Federal Bureau of Investigation logo On Tuesday, the head of the Federal Bureau of Investigation (FBI) admitted during House Judiciary Committee hearings that his agency lost an opportunity to access the San Bernardino attacker's iPhone when it reset the password to the iCloud account associated with the phone. The New York Times reported:

"There was a mistake made in the 24 hours after the attack,” James B. Comey Jr., the director of the F.B.I., told lawmakers at a hearing on the government’s attempt to force Apple to help “unlock” the iPhone. F.B.I. personnel apparently believed that by resetting the iCloud password, they could get access to information stored on the iPhone. Instead, the change had the opposite effect — locking them out and eliminating other means of getting in."
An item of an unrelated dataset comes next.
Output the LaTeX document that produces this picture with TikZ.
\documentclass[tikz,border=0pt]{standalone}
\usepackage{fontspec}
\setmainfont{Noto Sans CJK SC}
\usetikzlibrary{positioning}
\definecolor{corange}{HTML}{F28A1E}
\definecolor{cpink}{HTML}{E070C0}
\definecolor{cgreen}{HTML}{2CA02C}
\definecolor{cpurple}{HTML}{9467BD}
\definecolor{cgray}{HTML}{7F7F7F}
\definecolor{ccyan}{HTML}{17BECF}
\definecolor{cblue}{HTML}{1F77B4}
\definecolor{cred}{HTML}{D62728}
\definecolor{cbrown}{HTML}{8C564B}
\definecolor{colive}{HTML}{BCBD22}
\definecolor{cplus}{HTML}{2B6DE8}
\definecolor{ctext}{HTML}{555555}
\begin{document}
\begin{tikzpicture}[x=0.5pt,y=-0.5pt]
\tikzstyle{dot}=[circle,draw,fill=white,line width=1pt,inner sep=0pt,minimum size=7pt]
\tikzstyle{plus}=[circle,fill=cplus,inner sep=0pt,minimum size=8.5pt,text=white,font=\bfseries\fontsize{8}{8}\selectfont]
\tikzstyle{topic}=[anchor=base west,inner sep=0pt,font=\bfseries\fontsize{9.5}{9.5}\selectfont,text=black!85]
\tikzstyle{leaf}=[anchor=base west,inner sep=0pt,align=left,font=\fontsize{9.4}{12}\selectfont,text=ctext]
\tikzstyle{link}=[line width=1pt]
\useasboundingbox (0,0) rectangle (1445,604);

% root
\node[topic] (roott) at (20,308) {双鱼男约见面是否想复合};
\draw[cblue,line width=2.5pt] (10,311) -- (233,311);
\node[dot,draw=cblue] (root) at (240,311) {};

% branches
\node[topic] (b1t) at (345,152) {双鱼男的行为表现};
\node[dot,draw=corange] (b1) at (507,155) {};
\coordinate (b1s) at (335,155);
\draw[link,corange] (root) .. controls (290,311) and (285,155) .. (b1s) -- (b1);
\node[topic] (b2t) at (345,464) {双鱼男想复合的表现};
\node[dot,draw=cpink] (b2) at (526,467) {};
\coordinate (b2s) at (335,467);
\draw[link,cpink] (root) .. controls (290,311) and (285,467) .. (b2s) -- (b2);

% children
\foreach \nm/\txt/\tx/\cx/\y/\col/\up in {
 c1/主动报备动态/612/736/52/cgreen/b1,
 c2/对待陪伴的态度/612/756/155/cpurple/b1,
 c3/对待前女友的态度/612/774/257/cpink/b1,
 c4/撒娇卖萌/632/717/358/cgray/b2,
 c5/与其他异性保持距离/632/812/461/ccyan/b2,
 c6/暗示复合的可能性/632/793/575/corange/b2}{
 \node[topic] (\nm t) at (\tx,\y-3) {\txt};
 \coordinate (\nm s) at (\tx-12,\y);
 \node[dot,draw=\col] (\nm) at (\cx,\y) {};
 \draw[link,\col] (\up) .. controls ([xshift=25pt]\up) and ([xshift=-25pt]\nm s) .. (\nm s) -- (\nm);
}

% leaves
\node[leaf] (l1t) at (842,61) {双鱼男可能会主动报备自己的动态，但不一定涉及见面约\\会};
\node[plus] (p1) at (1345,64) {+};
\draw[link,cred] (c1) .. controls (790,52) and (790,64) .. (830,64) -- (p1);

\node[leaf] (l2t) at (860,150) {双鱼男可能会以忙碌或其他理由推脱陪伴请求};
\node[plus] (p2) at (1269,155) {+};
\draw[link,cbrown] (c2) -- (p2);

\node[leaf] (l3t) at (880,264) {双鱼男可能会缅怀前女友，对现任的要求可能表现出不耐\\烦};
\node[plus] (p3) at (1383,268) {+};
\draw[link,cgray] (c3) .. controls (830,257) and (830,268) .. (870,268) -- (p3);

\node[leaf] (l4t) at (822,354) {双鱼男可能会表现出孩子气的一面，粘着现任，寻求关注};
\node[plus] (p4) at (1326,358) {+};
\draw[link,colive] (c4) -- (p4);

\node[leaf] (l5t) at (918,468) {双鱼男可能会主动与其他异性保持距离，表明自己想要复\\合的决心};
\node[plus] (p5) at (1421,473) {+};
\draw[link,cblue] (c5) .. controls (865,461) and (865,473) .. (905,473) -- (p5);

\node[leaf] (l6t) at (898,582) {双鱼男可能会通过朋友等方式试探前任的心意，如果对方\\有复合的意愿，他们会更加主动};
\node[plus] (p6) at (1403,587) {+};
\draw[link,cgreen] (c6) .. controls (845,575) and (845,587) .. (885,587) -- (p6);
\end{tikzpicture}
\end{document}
A Federal Court judge had ruled last month in favor of the FBI, and ordered Apple to develop the software to unlock the attacker's phone. Apple is appealing the ruling. FBI officials have claimed that the phone may contain information about what the attacker and his wife did before the attack, and who they communicated with. More details emerged during the hearing:

"When the dispute over Mr. Farook’s iPhone erupted two weeks ago, the Justice Department blamed technicians at San Bernardino County, which employed Mr. Farook as an environmental health specialist and which owned the phone he used. But county officials said their technicians had changed the password only “at the F.B.I.’s request.” Mr. Comey acknowledged at the hearing that the F.B.I. had directed the county to change the password."
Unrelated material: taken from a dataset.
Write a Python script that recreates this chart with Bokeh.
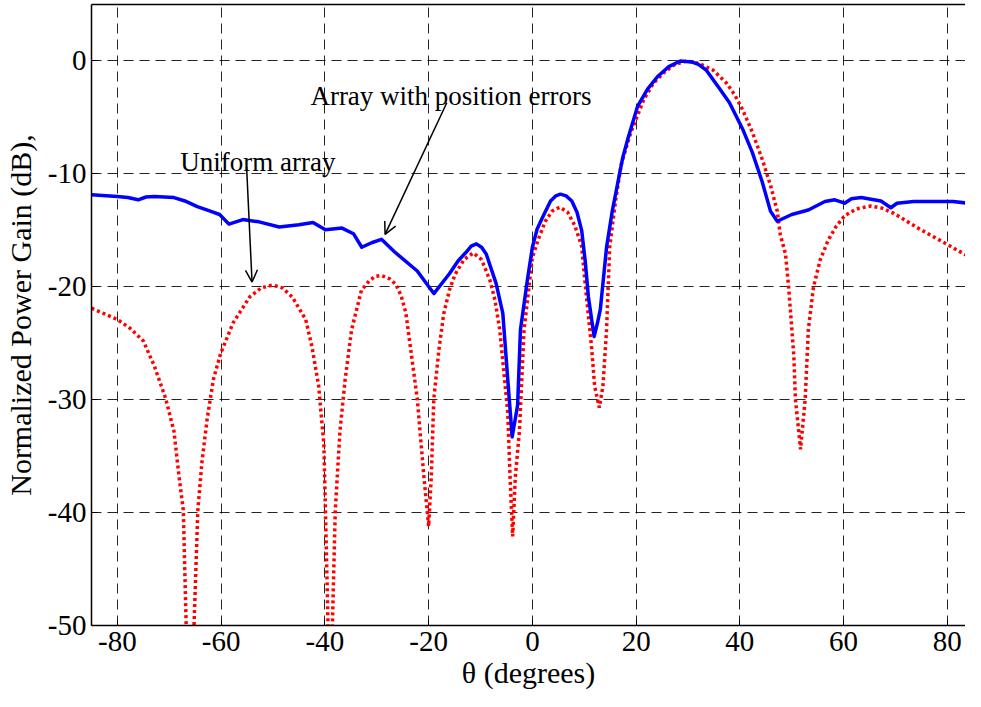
from bokeh.plotting import figure
from bokeh.models import FixedTicker, LinearAxis, Arrow, OpenHead, Label, Range1d
from bokeh.embed import file_html
from bokeh.resources import INLINE

# ---- data ----
x_ticks = [-80, -60, -40, -20, 0, 20, 40, 60, 80]
y_ticks = [-50, -40, -30, -20, -10, 0]
x_tick_labels = ["-80", "-60", "-40", "-20", "0", "20", "40", "60", "80"]
y_tick_labels = ["-50", "-40", "-30", "-20", "-10", "0"]

# Uniform array (red dotted)
uni_theta = [-85, -80, -77.5, -75, -72.9, -70.7, -69.1, -68.1, -67.3, -66.1, -64.5, -63.7,
             -62.7, -61.5, -60.1, -57.7, -54.5, -52.3, -50.1, -48.2, -46.3, -43.7, -42.5,
             -41.2, -40.2, -39.9, -39.0, -38.0, -37.1, -36.1, -34.85, -32.95, -31.5, -30.4,
             -29.1, -27.5, -26.3, -25.3, -24.4, -22.2, -20.9, -20.0, -19.5, -19.0, -18.0,
             -17.1, -16.0, -14.9, -13.2, -11.4, -9.8, -8.2, -7.2, -6.3, -4.75, -4.3, -3.8,
             -3.3, -2.5, -1.6, 0, 1.3, 2.5, 3.8, 5.3, 6.8, 8.2, 9.5, 10.1, 11.4, 12.0, 12.9,
             13.6, 14.3, 14.9, 16.0, 17.1, 19.0, 21.5, 23.3, 25.3, 27.5, 29.8, 32.0, 34.8,
             37.4, 39.0, 40.5, 42.4, 44.3, 45.9, 47.2, 47.8, 48.8, 49.4, 50.4, 50.7, 51.7,
             52.6, 53.2, 54.2, 55.5, 57.0, 58.5, 60.2, 62.5, 65.2, 67.5, 69.7, 74.7, 79.8, 84]
uni_gain = [-21.9, -22.9, -23.7, -24.8, -27.0, -29.9, -32.8, -36.9, -39.8, -62, -39.8, -35.5,
            -31.7, -28.2, -25.9, -23.2, -20.9, -20.1, -19.85, -20.1, -20.9, -22.9, -25.3,
            -28.8, -34.0, -39.8, -58, -39.8, -32.8, -28.2, -23.8, -20.3, -19.5, -19.1,
            -19.0, -19.3, -19.8, -20.8, -22.3, -29.9, -36.9, -41.2, -36.9, -29.9, -25.5,
            -22.4, -20.3, -18.9, -17.6, -17.0, -17.6, -19.4, -21.2, -23.8, -31.1, -36.9, -42.1,
            -36.9, -32.8, -23.8, -17.4, -15.6, -14.2, -13.3, -12.95, -13.4, -14.6, -16.4, -19.4, -25.3, -28.8, -30.7,
            -28.8, -23.8, -16.5, -12.5, -9.2, -6.3, -3.4, -2.0, -1.05, -0.3, 0, -0.2, -0.8,
            -1.95, -3.0, -4.3, -6.3, -8.7, -11.0, -13.3, -15.4, -17.1, -20.0, -26.1, -29.9, -34.4,
            -29.9, -23.8, -20.0, -17.6, -15.9, -14.7, -13.7, -13.1, -12.85, -13.05, -13.5, -14.9, -16.2, -17.3]

# Array with position errors (blue solid)
err_theta = [-85, -80, -78, -76, -74.5, -72.9, -69.1, -67, -64.6, -62.1, -60.3, -58.5, -55.8,
             -52.7, -48.8, -45, -42.3, -39.9, -36.7, -34.5, -32.9, -31, -29.1, -26.6, -22.2,
             -19, -16, -14.3, -12.7, -11.8, -10.8, -9.8, -8.9, -7.0, -5.7, -4.75, -3.9, -2.85,
             -2.3, -1.0, 0, 0.9, 1.9, 3.5, 4.5, 5.4, 6.5, 7.6, 8.6, 9.5, 10.2, 10.8, 11.9,
             12.5, 13.1, 14.3, 15.4, 16.5, 17.4, 18.4, 20.3, 22.2, 24.1, 26.3, 28.5, 30.8,
             32.0, 33.5, 36, 38, 40.5, 42.4, 44.3, 45.9, 47.2, 50, 53.2, 56.4, 58.3, 60.2,
             61.5, 63.4, 67.2, 69.1, 70.3, 73.5, 81.1, 84]
err_gain = [-11.86, -12.0, -12.1, -12.3, -12.05, -12.0, -12.1, -12.4, -12.9, -13.3, -13.6, -14.45, -14.05,
            -14.25, -14.7, -14.5, -14.3, -14.95, -14.8, -15.3, -16.5, -16.1, -15.8, -16.9, -18.6,
            -20.6, -18.85, -17.7, -16.9, -16.4, -16.2, -16.5, -17.1, -19.7, -22.35, -28.2, -33.3, -30.5,
            -23.8, -19.5, -16.5, -14.9, -13.9, -12.4, -11.95, -11.8, -11.95, -12.4, -13.4, -15.0, -17.8, -20.9, -24.4,
            -23.3, -22.0, -16.5, -13.3, -10.7, -8.6, -6.9, -4.0, -2.5, -1.4, -0.5, 0, -0.1,
            -0.3, -0.8, -2.4, -3.7, -6.0, -8.1, -10.7, -13.3, -14.2, -13.6, -13.2, -12.45, -12.3, -12.6,
            -12.2, -12.1, -12.4, -13.0, -12.6, -12.45, -12.45, -12.6]

FONT = "Liberation Serif"

p = figure(width=965, height=691, x_range=Range1d(-85, 83.5), y_range=Range1d(-50, 5),
           output_backend="svg", toolbar_location=None,
           min_border_left=90, min_border_right=0, min_border_top=4, min_border_bottom=0)
p.outline_line_color = None
p.background_fill_color = "white"
p.border_fill_color = "white"

# grid
for g, t in ((p.xgrid, x_ticks), (p.ygrid, y_ticks)):
    g.ticker = FixedTicker(ticks=t)
    g.grid_line_color = "black"
    g.grid_line_alpha = 0.85
    g.grid_line_dash = "10 6"
    g.grid_line_width = 1

# axes
p.xaxis.ticker = FixedTicker(ticks=x_ticks)
p.yaxis.ticker = FixedTicker(ticks=y_ticks)
p.xaxis.major_label_overrides = {float(t): s for t, s in zip(x_ticks, x_tick_labels)}
p.yaxis.major_label_overrides = {float(t): s for t, s in zip(y_ticks, y_tick_labels)}
for ax in (p.xaxis[0], p.yaxis[0]):
    ax.axis_line_color = "black"
    ax.axis_line_width = 1.5
    ax.major_tick_in = 6
    ax.major_tick_out = 0
    ax.minor_tick_line_color = None
    ax.major_label_text_font = FONT
    ax.major_label_text_font_size = "29px"
    ax.major_label_text_color = "black"
    ax.axis_label_text_font = FONT
    ax.axis_label_text_font_size = "30px"
    ax.axis_label_text_font_style = "normal"
    ax.axis_label_text_color = "black"
p.xaxis.axis_label = "θ (degrees)"
p.yaxis.axis_label = "Normalized Power Gain (dB),"
p.xaxis.major_label_standoff = 6
p.xaxis.axis_label_standoff = 2
p.yaxis.major_label_standoff = 5
p.yaxis.axis_label_standoff = 8

top = LinearAxis(ticker=FixedTicker(ticks=[]), major_tick_in=0, major_tick_out=0,
                 minor_tick_line_color=None, axis_line_color="black", axis_line_width=1.5,
                 major_label_standoff=0)
p.add_layout(top, "above")

# curves
p.line(uni_theta, uni_gain, line_color="#ff0000", line_width=3.5, line_dash="3 3")
p.line(err_theta, err_gain, line_color="#0000ff", line_width=3.5, line_join="round")

# annotations
p.add_layout(Label(x=-42.8, y=-3.12, text="Array with position errors", text_font=FONT,
                   text_font_size="27px", text_color="black", text_baseline="alphabetic"))
p.add_layout(Label(x=-67.9, y=-8.94, text="Uniform array", text_font=FONT,
                   text_font_size="27px", text_color="black", text_baseline="alphabetic"))
p.add_layout(Arrow(end=OpenHead(size=12, line_width=1.5, line_color="black"),
                   x_start=-16.5, y_start=-3.7, x_end=-28.4, y_end=-15.36,
                   line_width=1.5, line_color="black"))
p.add_layout(Arrow(end=OpenHead(size=12, line_width=1.5, line_color="black"),
                   x_start=-55.1, y_start=-9.38, x_end=-54.05, y_end=-19.58,
                   line_width=1.5, line_color="black"))

open("out.html", "w").write(file_html(p, INLINE))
Apple Inc. logo Bruce Sewell, the general counsel at Apple, also spoke at the hearing on Tuesday. He warned:

"... the F.B.I.’s demand for technical help to unlock Mr. Farook’s iPhone 5c “would set a dangerous precedent for government intrusion on the privacy and safety of its citizens.” Apple has said that in many cases investigators have other means to gain access to crucial information, and in some instances it has turned over data stored in iCloud."

Mr. Sewell also said:

"... before F.B.I. officials ordered the password reset, Apple first wanted them to try to connect the phone to a “known” Wi-Fi connection that Mr. Farook had used. Doing so might have recovered information saved to the phone since October, when it was last connected to iCloud. “The very information that the F.B.I. is seeking would have been available, and we could have pulled it down from the cloud..."

So, the FBI has only itself to blame for the current mess, and for making access to the attacker's iPhone more difficult.